Indonesian church official and activists have accused the government of failing to enforce a ban on migrant workers heading to Middle East countries.
The criticism comes after recent reports emerged that Saudi Arabian authorities had detained about 300 female Indonesian workers in Riyadh since January for reasons that remain unclear.
The Indonesian government introduced a temporary ban in June 2011 following a series of executions of Indonesian migrant workers and many reported abuse cases, the majority of which involved female domestic workers being sexually, physically or psychologically abused by their employers. Other cases involved workers being treated like slaves.
A more conclusive ban involving 21 countries was introduced in 2015 after Saudi Arabia executed two Indonesian maids without prior notice
Father Paulus Christian Siswantoko, executive secretary of the Indonesian bishops’ commission for justice, peace and pastoral for migrant people said the government simply has not bothered to implement the ban.

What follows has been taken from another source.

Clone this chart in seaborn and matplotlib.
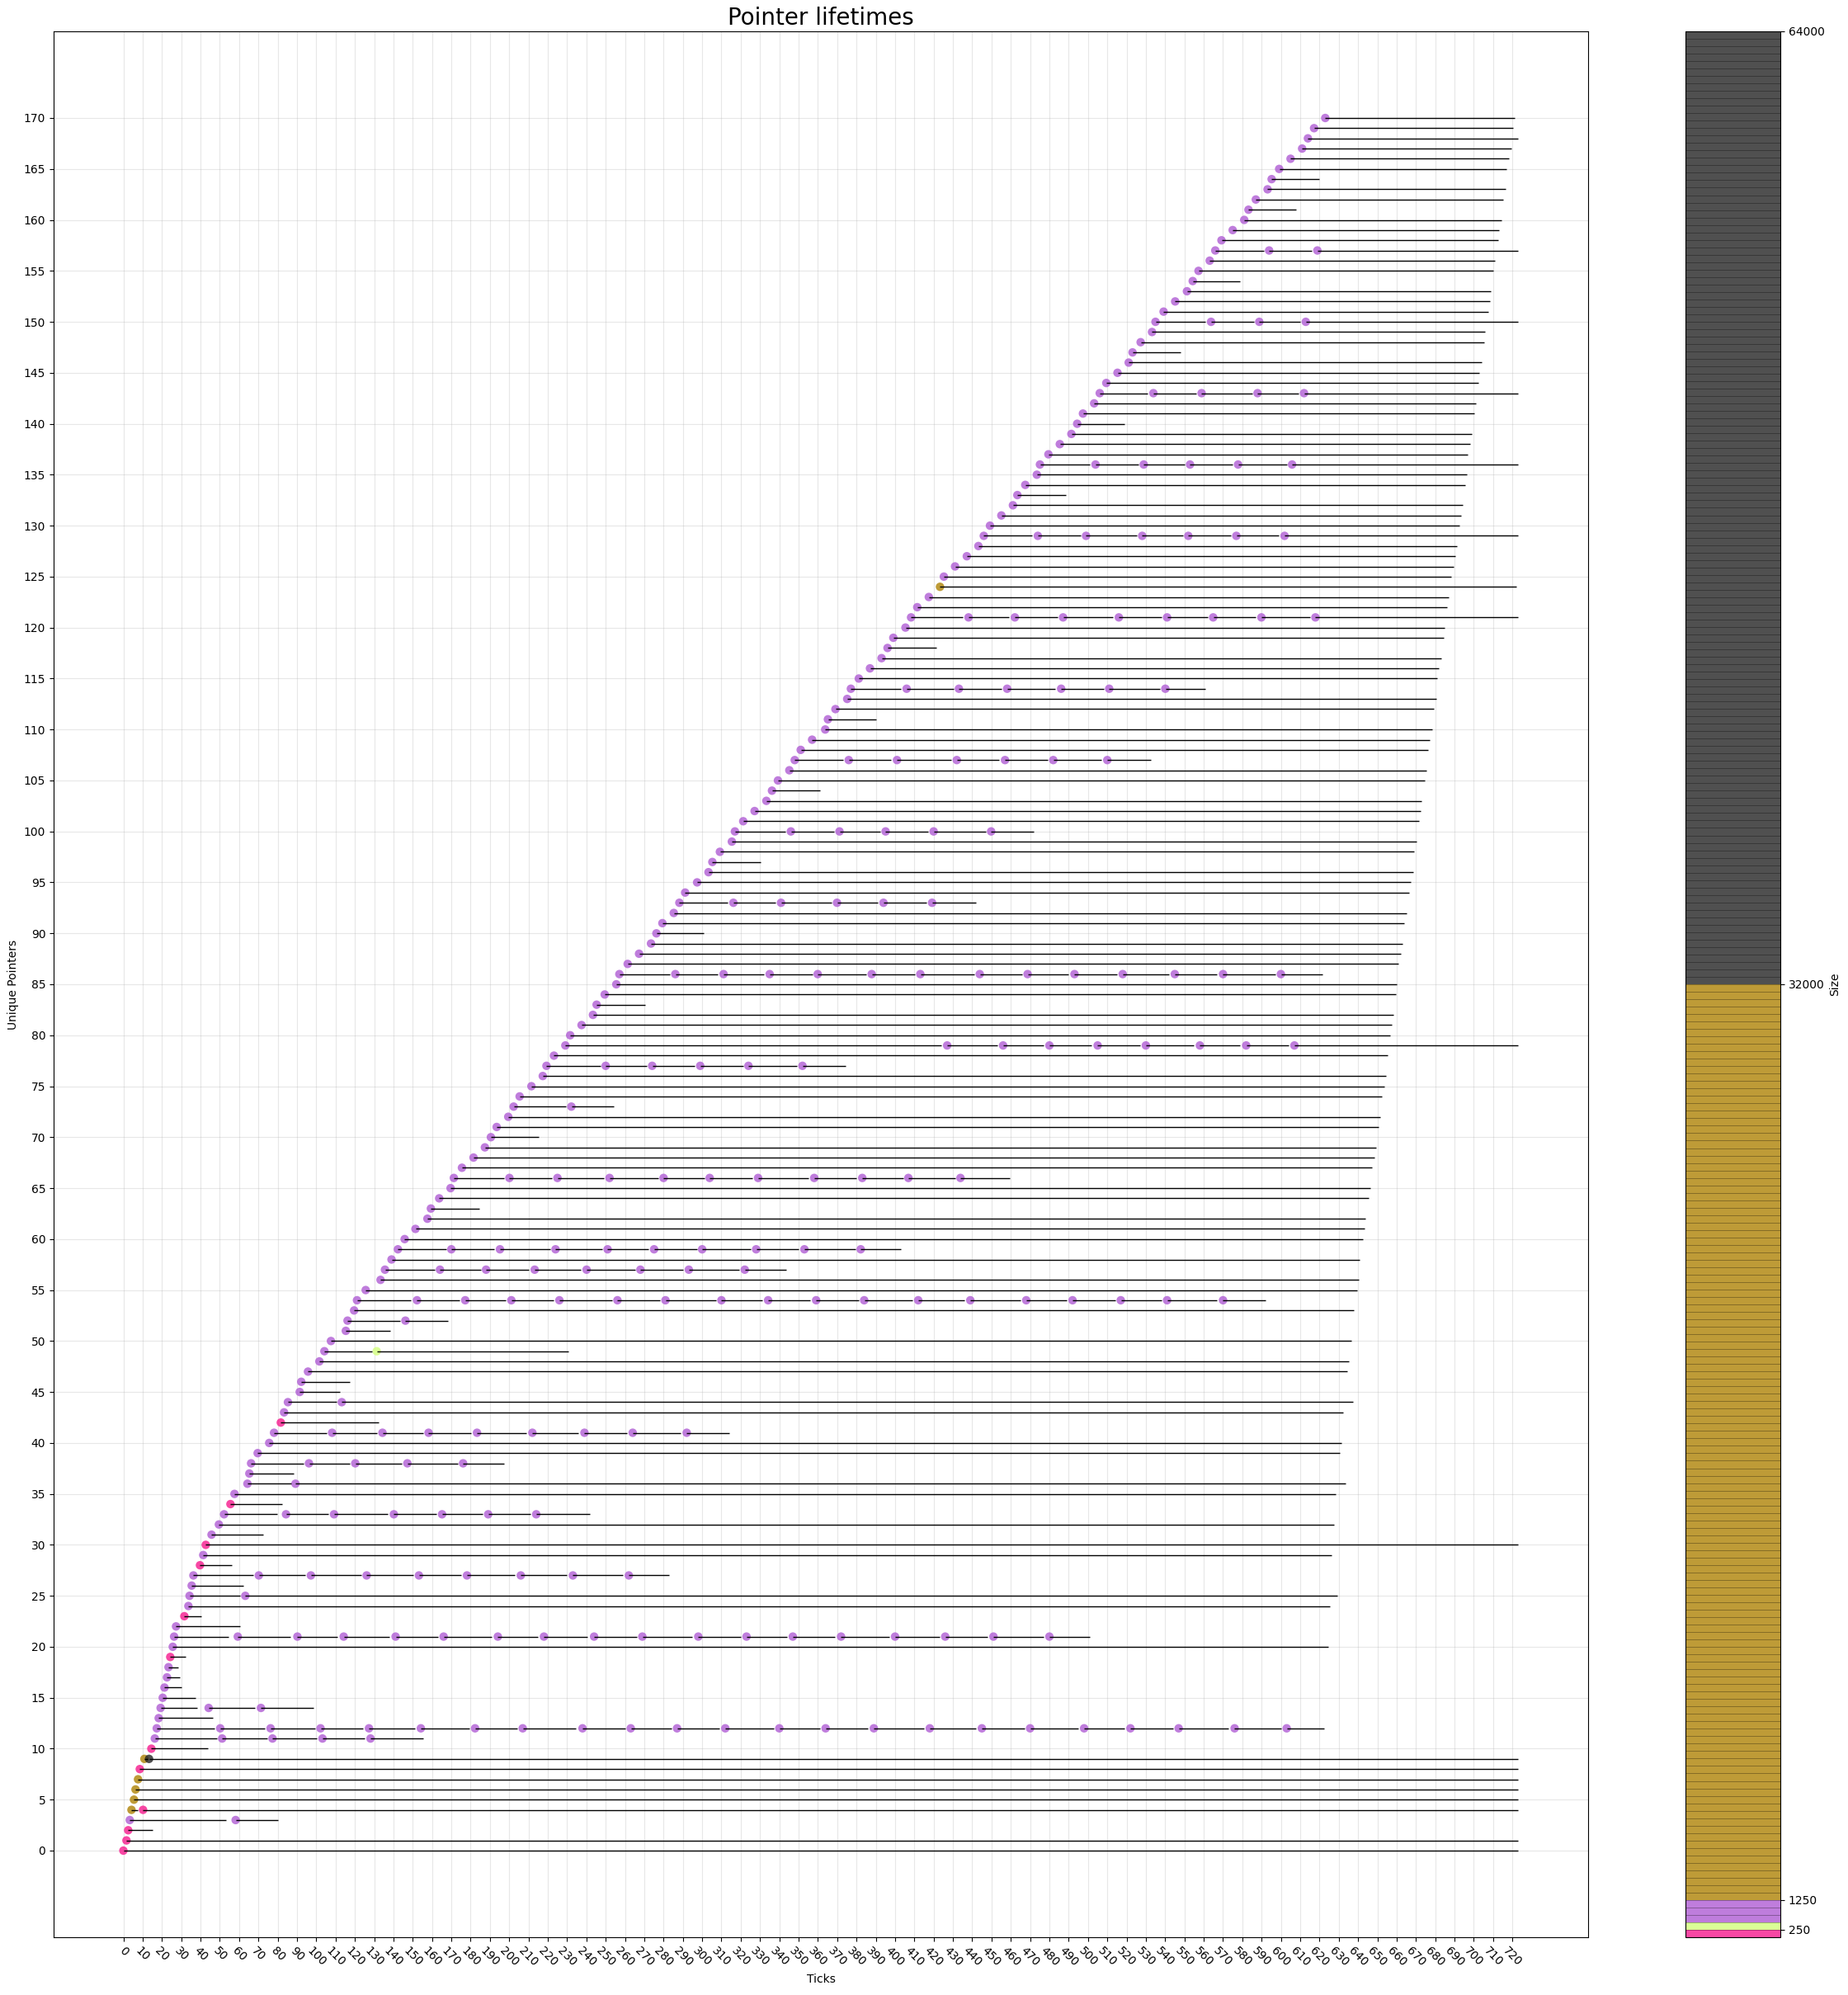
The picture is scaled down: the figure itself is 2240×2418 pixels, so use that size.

Brokers are flouting the ban and still sending Indonesian women to the Middle-East, he said.
“The arrest of so many people is proof our country is not enforcing the ban the way it should be enforced. It shows a clear lack of control,” he told ucanews.com.
More than 700,000 Indonesians are working in Saudi Arabia, according to government figures.
Father Siswantoko said women are going there to help their poor families and many must be in the country illegally. The government must be proactive in trying to protect them.
Wahyu Susilo, executive director of Migrant CARE urged the Indonesia government to investigate the 300 arrests.
“Some of them have been tortured,” he alleged.